Part of Speech: Noun, verb
Meaning: 1. (Noun) A threat of danger, an intimidating annoyance: person, thing or quality. 2. (Verb) To threaten, intimidate. 3. (Verb) To annoy, pester, bother.
Notes: Those of us over 30 probably associate today's word with Dennis the Menace, a comic strip character around which two movies and a cartoon series were made. The adjective most often used comes from the verbal use of this word: menacing. Dennis was a child menacer.
In Play: Menaces may be nonviolent: "COVID will remain a menace to the world long after we have it under control." They may be violent: "Russia's recent invasion of Ukraine proves it a menace to the whole world."
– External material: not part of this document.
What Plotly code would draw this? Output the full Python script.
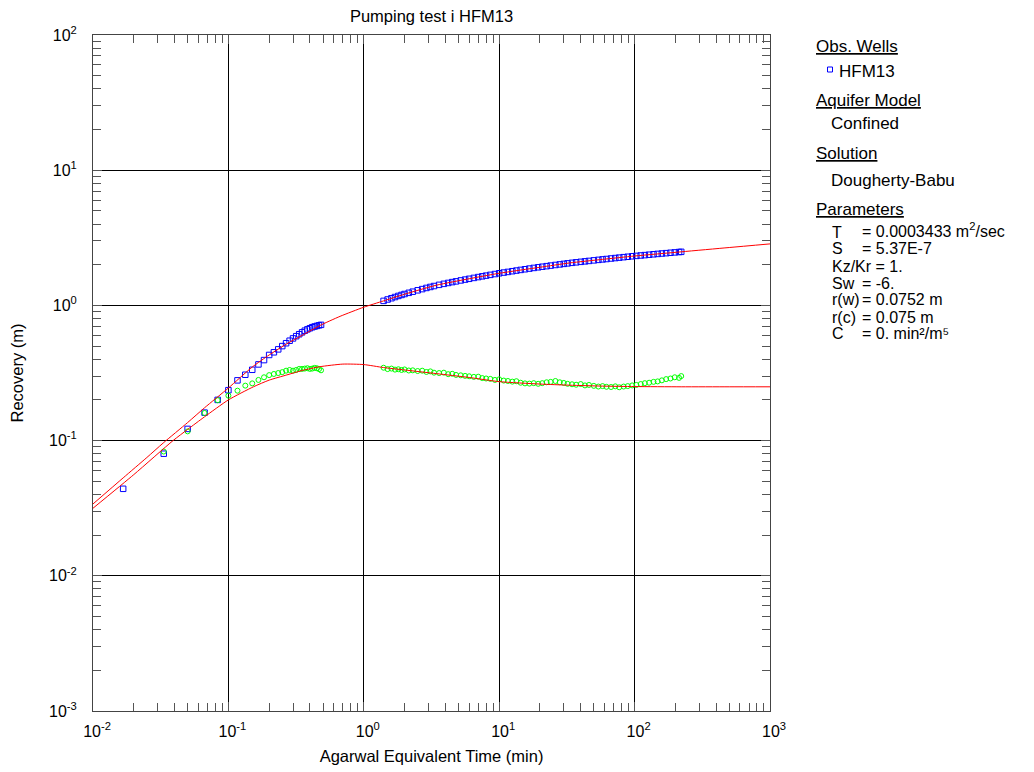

Word History: Today's Good Word, as usual, was swiped from French menace "menace, threat", passed down from Vulgar (Street) Latin minacia "threat, menace", a back-formed singular of Latin minaciae "threatening things". Minacia is also source of Spanish amenaza "threat, menace" and Italian minaccia "threat, menace'. It is the noun for minax (minac-s (genitive case minacis) "threatening", the adjective coming from minari "to threaten, jut out, project". Minari was created from minae "threats; projecting points", a word that Latin remodeled from PIE men-/mon- "to project, stick out", source also of Latin mentum "chin", German Mund "mouth", and English mouth. It also produced Latin mon(t)s "hill, mountain", from which Old French created montaigne "mountain" (Modern French montagne), whence English mountain. We also find mynydd "mountain" in Welsh, menez "hill, mountain" in Breton, and beinn "mountain" in Scottish. (Now a bow to wordmaster Albert Skiles, who for years has been recommending Good Words as exciting as today's.)